African Modernism and its Afterlives
Paul Wenzel, Nina Berre, Johan Lagae
This new book is an edited volume of essays that examine the legacy of architecture in a number of African countries soon after independence. It has its origins in an exhibition and symposium that focused on architecture as an element in Nordic countries’ aid packages to newly independent states, but the expanded breadth of the essays includes work on other countries and architects. Drawing on ethnography, archival research and careful observations of buildings, remains and people, the case studies seek to connect the colonial and postcolonial origins of modernist architecture, the historical processes they underwent, and present use and habitation.

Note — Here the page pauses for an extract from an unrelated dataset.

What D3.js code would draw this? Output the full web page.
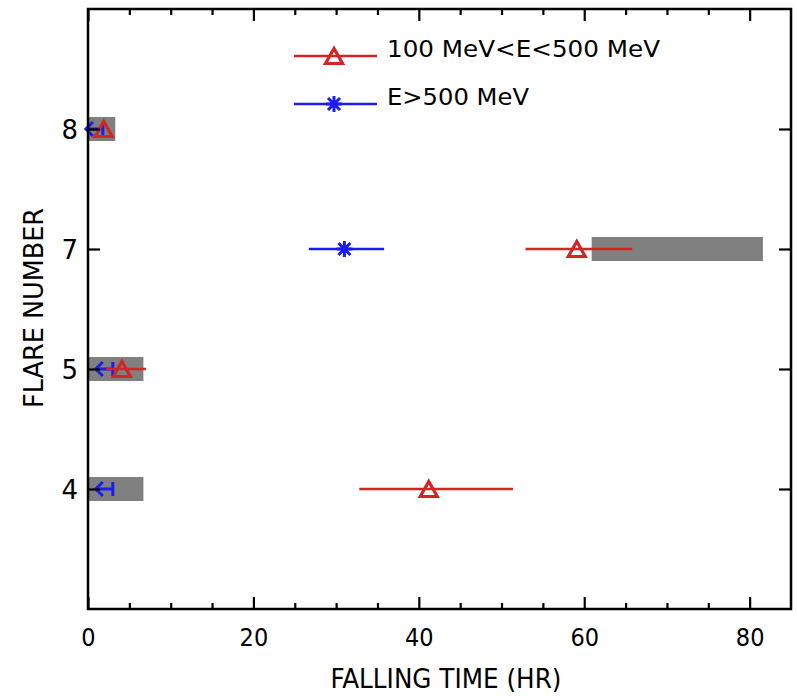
<!DOCTYPE html>
<html>
<head>
<meta charset="utf-8">
<script src="https://cdn.jsdelivr.net/npm/d3@7"></script>
<style>
  html, body { margin: 0; padding: 0; background: #fff; }
  svg { display: block; }
  .cond { font-family: "DejaVu Sans Condensed", "DejaVu Sans", sans-serif; font-stretch: condensed; }
  .norm { font-family: "DejaVu Sans", sans-serif; }
</style>
</head>
<body>
<svg id="chart" width="797" height="696"></svg>
<script>
// ---- data ----
const flares = [4, 5, 7, 8];
// 100 MeV < E < 500 MeV (red triangles)
const redValue = [41.2, 4.1, 59.1, 1.9];
const redLow   = [32.8, 2.2, 52.9, null];
const redHigh  = [51.4, 7.0, 65.8, null];
// E > 500 MeV (blue asterisks / upper limits)
const blueValue = [3.0, 3.0, 31.0, 1.8];
const blueLow   = [null, null, 26.7, null];
const blueHigh  = [null, null, 35.8, null];
const blueUpperLimit = [true, true, false, true];
// grey shaded ranges
const boxStart = [0, 0, 60.9, 0];
const boxEnd   = [6.7, 6.7, 81.6, 3.3];
// axes
const xMajorTicks = [0, 20, 40, 60, 80];
const xMinorTicks = [5, 10, 15, 25, 30, 35, 45, 50, 55, 65, 70, 75];
const legendLabels = ["100 MeV<E<500 MeV", "E>500 MeV"];

const RED = "#d42424";
const BLUE = "#1c1cf0";
const GREY = "#808080";

const L = 88, R = 791, T = 9, B = 609;
const svg = d3.select("#chart");

const x = d3.scaleLinear().domain([0, 85]).range([L, R]);
const y = d3.scalePoint().domain(flares).range([B, T]).padding(1);

const plot = svg.append("g");

// grey boxes
plot.selectAll("rect.box").data(flares).join("rect")
  .attr("class", "box")
  .attr("x", (d, i) => x(boxStart[i]))
  .attr("width", (d, i) => x(boxEnd[i]) - x(boxStart[i]))
  .attr("y", d => y(d) - 12)
  .attr("height", 24)
  .attr("fill", GREY);

function triPath(cx, cy) {
  const w = 8.5, h = 7.5;
  return `M${cx - w},${cy + h}L${cx},${cy - h}L${cx + w},${cy + h}Z`;
}
function starPath(cx, cy) {
  const r = 8, d = 6;
  return `M${cx},${cy - r}L${cx},${cy + r}M${cx - r},${cy}L${cx + r},${cy}` +
         `M${cx - d},${cy - d}L${cx + d},${cy + d}M${cx - d},${cy + d}L${cx + d},${cy - d}`;
}
function arrowPath(cx, cy) {
  const len = 17, hb = 7, ha = 7;
  const tip = cx - len;
  return `M${cx},${cy - 7}L${cx},${cy + 7}M${cx},${cy}L${tip},${cy}` +
         `M${tip + ha},${cy - hb}L${tip},${cy}L${tip + ha},${cy + hb}`;
}

// blue series
flares.forEach((f, i) => {
  const cy = y(f), cx = x(blueValue[i]);
  if (blueLow[i] !== null) {
    plot.append("line").attr("x1", x(blueLow[i])).attr("x2", x(blueHigh[i]))
      .attr("y1", cy).attr("y2", cy).attr("stroke", BLUE).attr("stroke-width", 2.6);
  }
  plot.append("path")
    .attr("d", blueUpperLimit[i] ? arrowPath(cx, cy) : starPath(cx, cy))
    .attr("fill", "none").attr("stroke", BLUE).attr("stroke-width", 3);
});

// red series
flares.forEach((f, i) => {
  const cy = y(f), cx = x(redValue[i]);
  if (redLow[i] !== null) {
    plot.append("line").attr("x1", x(redLow[i])).attr("x2", x(redHigh[i]))
      .attr("y1", cy).attr("y2", cy).attr("stroke", RED).attr("stroke-width", 2.6);
  }
  plot.append("path").attr("d", triPath(cx, cy)).attr("fill", "none")
    .attr("stroke", RED).attr("stroke-width", 3.2).attr("stroke-linejoin", "miter");
});

// axes
function styleAxis(g) {
  g.select(".domain").remove();
  g.selectAll(".tick line").attr("stroke", "#000").attr("stroke-width", 2.2);
}
svg.append("g").attr("transform", `translate(0,${B})`)
  .call(d3.axisBottom(x).tickValues(xMinorTicks).tickSize(-6).tickFormat(""))
  .call(styleAxis);
svg.append("g").attr("transform", `translate(0,${T})`)
  .call(d3.axisTop(x).tickValues(xMinorTicks).tickSize(-6).tickFormat(""))
  .call(styleAxis);
svg.append("g").attr("transform", `translate(0,${T})`)
  .call(d3.axisTop(x).tickValues(xMajorTicks).tickSize(-12).tickFormat(""))
  .call(styleAxis);
const xb = svg.append("g").attr("transform", `translate(0,${B})`)
  .call(d3.axisBottom(x).tickValues(xMajorTicks).tickSize(-12).tickPadding(0).tickFormat(d3.format("d")))
  .call(styleAxis);
xb.selectAll(".tick text")
  .attr("class", "cond").attr("font-size", 25).attr("fill", "#000")
  .attr("y", 0).attr("dy", 0)
  .attr("transform", "translate(0,37)");

const yl = svg.append("g").attr("transform", `translate(${L},0)`)
  .call(d3.axisLeft(y).tickSize(-12).tickPadding(0).tickFormat(d3.format("d")))
  .call(styleAxis);
yl.selectAll(".tick text")
  .attr("class", "norm").attr("font-size", 26).attr("fill", "#000")
  .attr("x", -10).attr("dy", "0.36em");
svg.append("g").attr("transform", `translate(${R},0)`)
  .call(d3.axisRight(y).tickSize(-12).tickFormat(""))
  .call(styleAxis);

// frame
svg.append("rect").attr("x", L).attr("y", T).attr("width", R - L).attr("height", B - T)
  .attr("fill", "none").attr("stroke", "#000").attr("stroke-width", 2.5);

// axis titles
svg.append("text").attr("class", "cond")
  .attr("x", 446).attr("y", 688).attr("text-anchor", "middle")
  .attr("font-size", 26).attr("textLength", 231).attr("lengthAdjust", "spacingAndGlyphs")
  .text("FALLING TIME (HR)");
svg.append("text").attr("class", "cond")
  .attr("transform", "translate(43,308) rotate(-90)").attr("text-anchor", "middle")
  .attr("font-size", 27).attr("textLength", 200).attr("lengthAdjust", "spacingAndGlyphs")
  .text("FLARE NUMBER");

// legend
const legY = [56, 104];
const legW = [273, 142];
legendLabels.forEach((lab, i) => {
  const col = i === 0 ? RED : BLUE;
  svg.append("line").attr("x1", 294).attr("x2", 377).attr("y1", legY[i]).attr("y2", legY[i])
    .attr("stroke", col).attr("stroke-width", 2.6);
  svg.append("path").attr("d", i === 0 ? triPath(334, legY[i]) : starPath(334, legY[i]))
    .attr("fill", "none").attr("stroke", col).attr("stroke-width", i === 0 ? 3.2 : 3);
  svg.append("text").attr("class", "norm")
    .attr("x", 387).attr("y", legY[i] + 1)
    .attr("font-size", 23.5).attr("textLength", legW[i]).attr("lengthAdjust", "spacingAndGlyphs")
    .text(lab);
});
</script>
</body>
</html>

It results from the 2015 seminar and exhibition Forms of Freedom at the National Museum of Art, Architecture and Design in Oslo, Norway. The exhibition showed how modern Scandinavian architecture became an essential component of foreign aid to East Africa in the period 1960–80, and how the ideals of the Nordic welfare system found expression in a number of construction projects. The seminar, which built upon the exhibition as well as on a previous collaboration on the legacies of modernism in Africa between the Department of Anthropology of the University of Oslo and the Department of Architecture and Urban Planning from Ghent University, broadened the geographic scope of the discussion beyond the Scandinavian context, and set the ground for bringing together the disciplines of architectural history and social anthropology.
Primary readership will be among architects and architectural historians, and graduate level architecture and urban studies students, for whom it will be valuable course material, as well as those in fields such as African studies and anthropology. It may also be of interest to those working or researching in public policy and political history.